Die Unternehmensinsolvenzen und ihre Entwicklung reflektieren folgende Faktoren: die wirtschaftliche Stabilität eines Landes, das Kreditvergabeverhalten der Banken dieses Landes und das kulturelle Umfeld, wie Krisen begegnet wird: kalmierend oder beherzt. Es gibt Länder, in denen Probleme rasch und energisch abgearbeitet werden - dort springen die Insolvenzen sofort an, gehen aber nach verhältnismäßig kurzer Zeit wieder zurück. Bekannte Beispiele dafür sind Finnland und die Niederlande. Dann gibt es Länder, in denen die Banken die Probleme durch Kreditvergaben kurzfristig mildern, aber mittel- und langfristig vor sich herschieben und damit vergrößern. Ein Beispiel dafür dürfte Griechenland sein. Je stabiler die Wirtschaft eines Landes, desto eher wird man bei Unternehmen, Banken aber auch in der Handhabung der Rechtsregeln ein beherztes Vorgehen antreffen. Banken müssen sich ja letztendlich auch die Ausfälle, die aufgrund einer eintretenden Insolvenz bilanziell abzubilden sind, auch leisten können und wollen. Österreich ist in diesem Kontext als wirtschaftlich stabiles Land einzustufen, dessen Banken sogar in der letzten Krise durchaus antizyklisch handeln konnten - wo es irgend vertretbar war, haben sie die Liquidität der Unternehmen aufrechterhalten, da sie an deren wirtschaftliche Leistungsfähigkeit geglaubt haben.
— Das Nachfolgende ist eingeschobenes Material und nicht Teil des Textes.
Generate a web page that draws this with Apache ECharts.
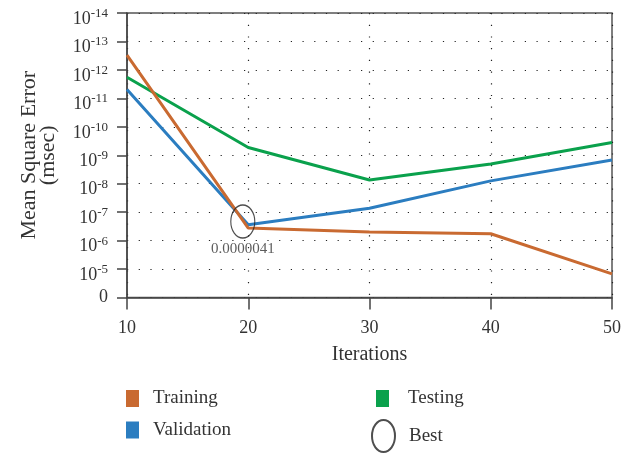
<!DOCTYPE html>
<html><head><meta charset="utf-8">
<script src="https://cdn.jsdelivr.net/npm/echarts@6/dist/echarts.min.js"></script>
<style>html,body{margin:0;padding:0;background:#fff}#c{width:624px;height:457px}</style>
</head><body><div id="c"></div>
<script>
const iterations = [10, 20, 30, 40, 50];
// positions on the axis scale: 0 = "0", 1 = 10^-5, ..., 10 = 10^-14
const training   = [8.52, 2.44, 2.30, 2.24, 0.83];
const validation = [7.31, 2.56, 3.14, 4.10, 4.83];
const testing    = [7.74, 5.27, 4.13, 4.69, 5.45];
const bestPoint  = [19.55, 2.67];
const bestLabel  = '0.0000041';
const yTickLabels = ['0', '-5', '-6', '-7', '-8', '-9', '-10', '-11', '-12', '-13', '-14'];

const FONT = '"Liberation Serif", "DejaVu Serif", serif';
const TXT = '#333';
const ellipsePath = 'path://M0,-1 A1,1 0 1,1 0,1 A1,1 0 1,1 0,-1 Z';

const chart = echarts.init(document.getElementById('c'), null, {renderer: 'canvas'});
const dotted = {show: true, lineStyle: {color: '#222', width: 1.2, type: [1.2, 10.5]}};

function leg(name, left, top, w, h, pad, icon) {
  return {
    left: left, top: top, orient: 'vertical', itemWidth: w, itemHeight: h, padding: 0,
    symbolKeepAspect: false,
    textStyle: {fontSize: 19, color: TXT, fontFamily: FONT, lineHeight: 17, padding: [0, 0, 0, pad]},
    data: [{name: name, icon: icon}]
  };
}

chart.setOption({
  animation: false,
  textStyle: {fontFamily: FONT, color: TXT},
  grid: {left: 127, right: 10, top: 13, bottom: 159.5, show: true, borderColor: '#555', borderWidth: 1.5, containLabel: false},
  xAxis: {
    type: 'value', min: 10, max: 50, interval: 10,
    axisLine: {show: true, onZero: false, lineStyle: {color: '#444', width: 1.5}},
    axisTick: {show: true, length: 12, lineStyle: {color: '#444', width: 1.5}},
    axisLabel: {margin: 22, fontSize: 18, color: TXT, fontFamily: FONT},
    splitLine: dotted,
    name: 'Iterations', nameLocation: 'middle', nameGap: 47,
    nameTextStyle: {fontSize: 20, color: TXT, fontFamily: FONT}
  },
  yAxis: {
    type: 'value', min: 0, max: 10, interval: 1,
    axisLine: {show: true, lineStyle: {color: '#444', width: 1.5}},
    axisTick: {show: true, length: 10, lineStyle: {color: '#444', width: 1.5}},
    axisLabel: {
      margin: 19, color: TXT, fontFamily: FONT,
      formatter: function (v) {
        const s = yTickLabels[Math.round(v)];
        if (s === '0') return '{z|0}';
        return '{b|10}{s|' + s + '}';
      },
      rich: {
        z: {fontSize: 18, fontFamily: FONT, color: TXT, lineHeight: 18},
        b: {fontSize: 18, fontFamily: FONT, color: TXT, lineHeight: 18, padding: [6, 0, 0, 0], verticalAlign: 'top'},
        s: {fontSize: 13, fontFamily: FONT, color: TXT, lineHeight: 13, padding: [3, 0, 0, 0], verticalAlign: 'top'}
      }
    },
    splitLine: dotted,
    name: 'Mean Square Error\n(msec)', nameLocation: 'middle', nameGap: 69, nameRotate: 90,
    nameTextStyle: {fontSize: 22, color: TXT, fontFamily: FONT, lineHeight: 19}
  },
  legend: [
    leg('Training', 126, 389, 13, 17, 9, 'rect'),
    leg('Validation', 126, 420.5, 13, 17, 9, 'rect'),
    leg('Testing', 376, 389, 13, 17, 14, 'rect'),
    leg('Best', 371, 419, 23, 32, 9, ellipsePath)
  ],
  series: [
    {name: 'Training', type: 'line', data: iterations.map((x, i) => [x, training[i]]),
     showSymbol: false, lineStyle: {color: '#C96A31', width: 3}, itemStyle: {color: '#C96A31'}, z: 3},
    {name: 'Validation', type: 'line', data: iterations.map((x, i) => [x, validation[i]]),
     showSymbol: false, lineStyle: {color: '#2B7DC0', width: 3}, itemStyle: {color: '#2B7DC0'}, z: 2},
    {name: 'Testing', type: 'line', data: iterations.map((x, i) => [x, testing[i]]),
     showSymbol: false, lineStyle: {color: '#0AA14C', width: 3}, itemStyle: {color: '#0AA14C'}, z: 2},
    {name: 'Best', type: 'scatter', data: [bestPoint], symbol: ellipsePath, symbolSize: [24, 33],
     itemStyle: {color: 'rgba(0,0,0,0)', borderColor: '#222', borderWidth: 1.3}, z: 4,
     label: {show: true, position: 'bottom', distance: 3, formatter: bestLabel, fontSize: 15, color: TXT, fontFamily: FONT}}
  ]
});
</script></body></html>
Insolvenzen fast überall abgeflacht
Die Darstellung des Insolvenzverlaufes seit 2005 (siehe Tabelle nächste Seite) kann zeigen, ob die Krise als zyklisches Einmalphänomen verarbeitet werden konnte, oder ob sie eine latente wirtschaftliche Schwäche des jeweiligen Landes aufgedeckt und folglich eine Insolvenzwelle ausgelöst hat. Ein Teil der Länder lag im Jahr 2010 knapp über oder unter dem Wert von 2005: Es waren dies Deutschland, Österreich, Italien, die Niederlande, Schweden. Ein weiterer Teil liegt deutlich darüber, aber letztlich krisenbedingt erklärbar zwischen 110 und 140 % des Wertes von 2005. Eine dritte Gruppe allerdings liegt so exorbitant über dem Ausgangswert von 2005, dass tatsächlich von langfristig entstandenen Strukturdefiziten gesprochen werden muss, die hier abzuarbeiten sind. Mit wenigen Ausnahmen zeigen alle Länder (siehe nachstehende Tabelle) im Jahr 2010 deutlich geringere Zuwächse als davor oder bereits Rückgänge, sodass europaweit davon ausgegangen werden kann, dass die Insolvenzwelle ihren Zenit überschritten hat.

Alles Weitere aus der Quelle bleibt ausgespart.